When the Khmer Rouge troops entered Phnom Penh on 17th April 1975, it seemed that the Cambodian revolution had been secured. During the following four years, Cambodian society was dramatically transformed at great cost in terms of human misery and death. Despite its outward display of total power, the regime of Democratic Kampuchea was deeply fragmented along factional lines within the Communist Party of Kampuchea which eventually ripped it apart. On the morning of 25th December 1978, a huge military force of the People's Army of Vietnam spearheaded a counter attack by the Kampuchean Front for National Salvation, led by a former KR commander, Heng Samrin. They found a country in ruins, the economy shattered and the people shocked and dispirited.
This book examines the Cambodian revolution before and after Pol Pot and attempts to explain the reasons for its ultimate failure. In particular, it traces the efforts of the post-DK regime, that of the People's Republic of Kampuchea, to rebuild both the state and the revolution. Many factors intervened to defeat their efforts to restore revolution. Nevertheless, the PRK did rebuild the state and the economy, and it helped return people's lives to the conditions of pre-revolutionary days.

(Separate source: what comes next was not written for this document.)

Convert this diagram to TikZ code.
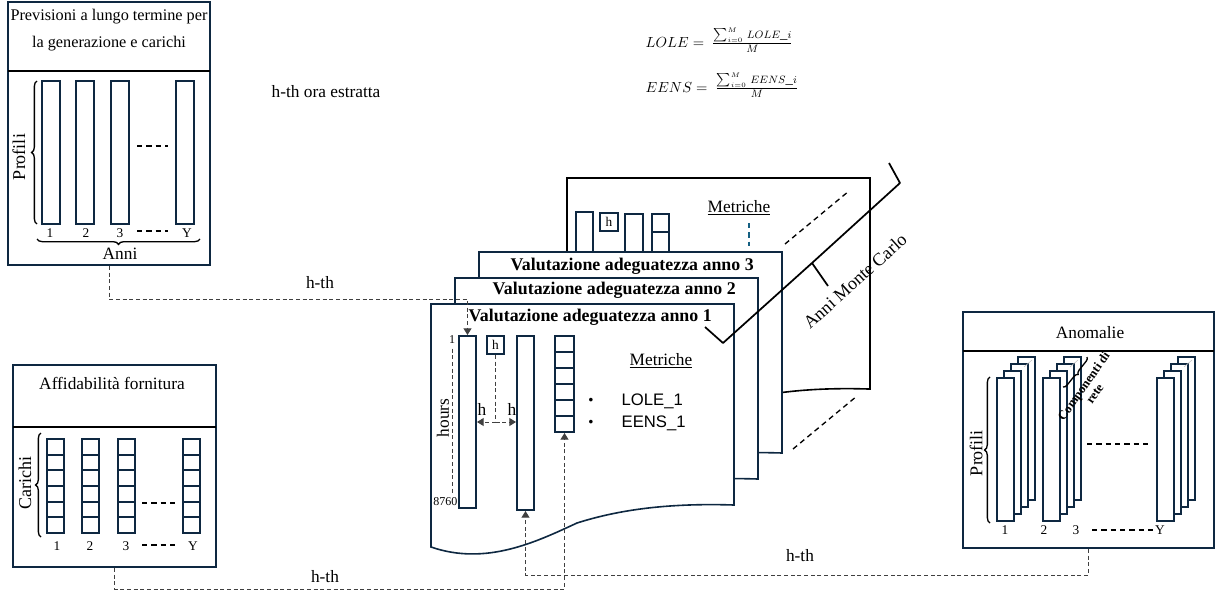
\documentclass[tikz,border=0pt]{standalone}
\usepackage{fontspec}
\setmainfont{Liberation Serif}
\setsansfont{Liberation Sans}
\usetikzlibrary{arrows.meta,decorations.pathreplacing,fit}

\definecolor{blunotte}{RGB}{14,40,65}
\definecolor{bluacqua}{RGB}{21,96,130}

\tikzset{
  riquadro/.style={draw=blunotte, line width=1.5pt, inner sep=0pt},
  barra/.style={draw=blunotte, line width=1.5pt, fill=white, inner sep=0pt},
  pagina/.style={draw=blunotte, line width=1.2pt, fill=white},
  divisore/.style={line width=1pt},
  tratteggio/.style={dash pattern=on 4pt off 3pt, line width=1pt},
  collega/.style={dash pattern=on 3pt off 2pt, line width=0.7pt, draw=black!75},
  freccia/.style={collega, -{Triangle[length=5pt,width=6pt]}},
  graffa/.style={decorate, decoration={brace, amplitude=#1}, line width=1pt},
  graffa/.default=4pt,
  testo/.style={font=\fontsize{13}{15}\selectfont},
  titolo/.style={font=\bfseries\fontsize{13.4}{15}\selectfont, anchor=west},
  piccolo/.style={font=\fontsize{10}{11}\selectfont},
  minimo/.style={font=\fontsize{9}{10}\selectfont},
  formula/.style={font=\fontsize{11}{13}\selectfont, anchor=west},
}

% pagina di documento con bordo inferiore ondulato
\newcommand{\foglio}[2]{%
  \begin{scope}[#1]
    \draw[#2] (0,0) -- (303,0) -- (303,201) .. controls (240,199) and (190,205) .. (146,219)
      .. controls (105,238) and (55,262) .. (0,243) -- cycle;
  \end{scope}}

\begin{document}
\begin{tikzpicture}[x=0.75pt,y=0.75pt,yscale=-1,testo]
\useasboundingbox (0,0) rectangle (1216,592);

%% Previsioni a lungo termine
\node[riquadro, fit={(8,2) (210,265)}] (prev) {};
\draw[divisore] (8,71) -- (210,71);
\node[align=center, font=\fontsize{12.2}{20}\selectfont] (prevT) at (109,30) {Previsioni a lungo termine per\\la generazione e carichi};
\foreach \x in {42,76,111,176} \draw[barra] (\x,81) rectangle ++(18,143);
\draw[tratteggio] (137,146) -- (168,146);
\draw[graffa] (37,224) -- (37,81);
\node[rotate=90, font=\fontsize{13.5}{15}\selectfont] (profA) at (19,157) {Profili};
\foreach \x/\t in {50/1,86/2,120/3,187/Y} \node[piccolo] (prev\t) at (\x,233) {\t};
\draw[tratteggio] (137,231) -- (168,231);
\draw[graffa] (200,239) -- (37,239);
\node (anniA) at (120,254) {Anni};

%% Affidabilita fornitura
\node[riquadro, fit={(13,365) (216,567)}] (affid) {};
\draw[divisore] (13,427) -- (216,427);
\node (affidT) at (112,383) {Affidabilità fornitura};
\foreach \x in {47,82,118,183} {
  \draw[barra] (\x,439) rectangle ++(17,94);
  \foreach \k in {1,...,5} \draw[barra] (\x,439+15.67*\k) -- ++(17,0);
}
\draw[graffa] (41,537) -- (41,433);
\node[rotate=90, font=\fontsize{13.5}{15}\selectfont] (carichi) at (25,483) {Carichi};
\draw[tratteggio] (142,503) -- (175,503);
\draw[tratteggio] (142,545) -- (175,545);
\foreach \x/\t in {57/1,90/2,126/3,193/Y} \node[piccolo] (car\t) at (\x,546) {\t};

%% Anomalie
\node[riquadro, fit={(963,312) (1214,548)}] (anom) {};
\draw[divisore] (963,351) -- (1214,351);
\node (anomT) at (1090,333) {Anomalie};
\foreach \x in {997,1043,1157} {
  \foreach \k in {3,2,1,0} \draw[barra, line width=1.2pt] (\x+7*\k,378-7*\k) rectangle ++(17,143);
  \draw[gray!50, thin] (\x+27,367) -- (\x+35,360);
}
\draw[graffa] (990,523) -- (990,377);
\node[rotate=90, font=\fontsize{13.5}{15}\selectfont] (profB) at (976,453) {Profili};
\draw[tratteggio] (1087,444) -- (1148,444);
\draw[tratteggio] (1092,530) -- (1153,530);
\foreach \x/\t in {1005/1,1044/2,1076/3,1160/Y} \node[piccolo] (an\t) at (\x,530) {\t};
\draw[graffa=3pt] (1087,357) -- (1063,387);
\node[rotate=55, align=center, font=\bfseries\fontsize{9.5}{10}\selectfont] (comp) at (1089,390) {Componenti di\\rete};

%% formule e testo
\node[formula] (lole) at (641,40) {$LOLE =\ \frac{\sum_{i=0}^{M}\, LOLE\_i}{M}$};
\node[formula] (eens) at (641,85) {$EENS =\ \frac{\sum_{i=0}^{M}\, EENS\_i}{M}$};
\node (estratta) at (326,92) {h-th ora estratta};

%% pagina di fondo
\foglio{shift={(567,178)},yscale=1.05}{pagina, draw=black}
\draw[barra] (576,212) rectangle (593,262);
\node[riquadro, fill=white, fit={(600,213) (618,231)}] (hD) {};
\node[piccolo] (hDt) at (hD) {h};
\draw[barra] (625,214) rectangle (643,262);
\draw[barra] (652,214) rectangle (669,262);
\draw[barra] (652,232) -- (669,232);
\node (metD) at (739,208) {\underline{Metriche}};
\draw[bluacqua, dash pattern=on 4pt off 3pt, line width=1pt] (749,223) -- (749,246);
\draw[tratteggio] (785,244) -- (849,191);
\draw[tratteggio] (793,449) -- (857,396);

%% pagine anni
\foglio{shift={(479,252)}}{pagina}
\node[titolo] (anno3) at (506,266) {Valutazione adeguatezza anno 3};
\foglio{shift={(455,278)}}{pagina}
\node[titolo] (anno2) at (488,290) {Valutazione adeguatezza anno 2};
\foglio{shift={(431,304)}}{pagina}
\node[titolo] (anno1) at (464,317) {Valutazione adeguatezza anno 1};

%% contenuto anno 1
\node[barra, fit={(459,336) (476,508)}] (oreA) {};
\node[minimo] (ora1) at (452,340) {1};
\node[minimo, anchor=east] (ora8760) at (462,502) {8760};
\draw[collega] (ora1.south) -- (ora1.south |- ora8760.north);
\node[rotate=90] (ore) at (443,418) {hours};
\node[riquadro, fill=white, fit={(487,336) (504,354)}] (oraH) {};
\node[piccolo] (oraHt) at (oraH) {h};
\node[barra, fit={(517,336) (534,510)}] (barraB) {};
\node[barra, fit={(555,336) (574,432)}] (celle) {};
\foreach \k in {1,...,5} \draw[barra] (555,336+16*\k) -- ++(19,0);
\coordinate (bivio) at (495.5,422);
\draw[collega] (oraH.south) -- (bivio);
\draw[freccia] (bivio) -- (bivio -| oreA.east);
\draw[freccia] (bivio) -- (bivio -| barraB.west);
\node (hsx) at (482,409) {h};
\node (hdx) at (512,409) {h};
\node (met) at (661,361) {\underline{Metriche}};
\node[font=\sffamily] (p1) at (591,401) {\textbullet};
\node[font=\sffamily] (p2) at (591,423) {\textbullet};
\node[font=\sffamily\fontsize{12.5}{14}\selectfont, anchor=west] (lole1) at (617,401) {LOLE\_1};
\node[font=\sffamily\fontsize{12.5}{14}\selectfont, anchor=west] (eens1) at (617,423) {EENS\_1};

%% graffa anni Monte Carlo
\draw[line width=1.3pt, line join=round] (705,327) -- (723,343) -- (812,263) -- (828,286) (812,263) -- (900,183) -- (889,163);
\node[rotate=42, font=\fontsize{13.5}{15}\selectfont] (mc) at (855,281) {Anni Monte Carlo};

%% collegamenti
\draw[freccia] (prev.south) -- ++(0,33) -| (oreA.north);
\node (hth1) at (320,283) {h-th};
\draw[freccia] (affid.south) -- ++(0,21) -| (celle.south);
\node (hth2) at (325,577) {h-th};
\draw[freccia] (anom.south) -- ++(0,26) -| (barraB.south);
\node (hth3) at (800,556) {h-th};

\end{tikzpicture}
\end{document}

Slocomb told a story of a period in Cambodian history when the people had to stand up on their feet right after everything was swept away by the Khmer Rouge. Her story was told in a way that would not be very receptive by the current opposition to the Cambodian government who after the 2013 national election has gained major popular support. The opposition labels the event in 1979 when the Vietnamese army came into Cambodia and fought the Khmer Rouge out of the country as an invasion, after which a puppet government was established. This has been their political rhetoric they have used so many times in political campaigns and in their anti-government campaigns. But they did not realize that what they labeled 'invasion' might have been what rescued a figurative 'drowning man' who had nothing to hold on to. Slocomb said the Vietnamese coming into Cambodia was like giving a stick to this drowning man and gave him a chance to survive again. She agreed that when one is drowning, one would grab whatever thing that one could hold on to. It's just human instinct. This is the metaphor that explains the People's Republic of Kampuchea period. Slocomb painted a somewhat positive picture of this regime through mostly archival research and personal anecdotes being one of the first groups of foreigners coming in to work in Cambodia during that time. Although her history might not be as detailed, there is plenty of information from the archives that she based this book on. People who do not know much of the PRK might have thought of the regime as socialist-communist state who might have not granted as much freedom to their people and whose pursue of socialist goals was at the demise of development. Such perspective might not necessarily be false, but the truth is when you experience 'hell', anything better than it is 'paradise'.
This is a good book to read for students of Southeast Asian History and Asian Studies in general.